Une matière première abondante

Sa licence de design produit à Nantes en poche, l’ébéniste décide de pousser le projet plus loin. Il faut avouer que la matière première ne manque pas : pour 2 000 litres de bière brassés, ce sont 300 kg de malt – 600 kg s’il n’est pas sec – qui sortent. Un déchet qu’il est donc possible de récupérer… pour en faire des tabourets haut de gamme. Du moins, dans un premier temps. « Pour six litres de bières, on peut faire un tabouret. C’est notre premier produit, qui sera commercialisé début 2021 avec les sous-bocks, mais nous allons concevoir des tables, des chaises, des lampes et d’autres accessoires par la suite. »

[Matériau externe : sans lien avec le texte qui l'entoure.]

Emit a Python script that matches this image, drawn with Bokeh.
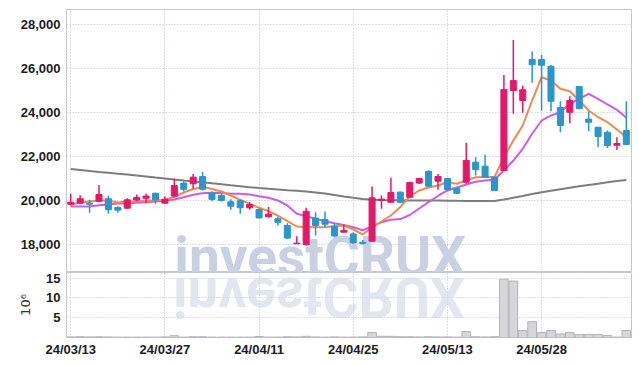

Une solution pour l’industrie ?

Les drêches ont de nombreux avantages par rapport au bois : « Nous avons contacté une entreprise industrielle du Sud de la France qui presse et moule des copeaux et des déchets de bois, qu’ils compressent avec plus de 5% de colle, détaille l’entrepreneur. Les drêches nécessitent uniquement 2% de colle. Ça a aussi l’avantage de réduire le temps de chauffe. Si demain une filière se constitue autour de ça, et qu’il y a suffisamment de drêche, situation qui a l’air de se dessiner, on crée de la valeur. » Le matériau a la même résistance, mais les fibres du bois sont plus grosses : « Le bois quand il est moulé est difficile à gérer, le résultat n’est pas forcément uniforme. Avec les drêches, l’ensemble est plus résistant, toute la fibre est plus fine. Il y a moins d’air à l’intérieur de nos pièces. » Difficile de prévoir le nombre de commandes à l’avance pour ce type de pièces. Mais le projet a eu le premier prix national des Trophées de la bioéconomie, et est lauréat de la fondation Banque populaire (métiers d’arts). On pourrait imaginer pire départ…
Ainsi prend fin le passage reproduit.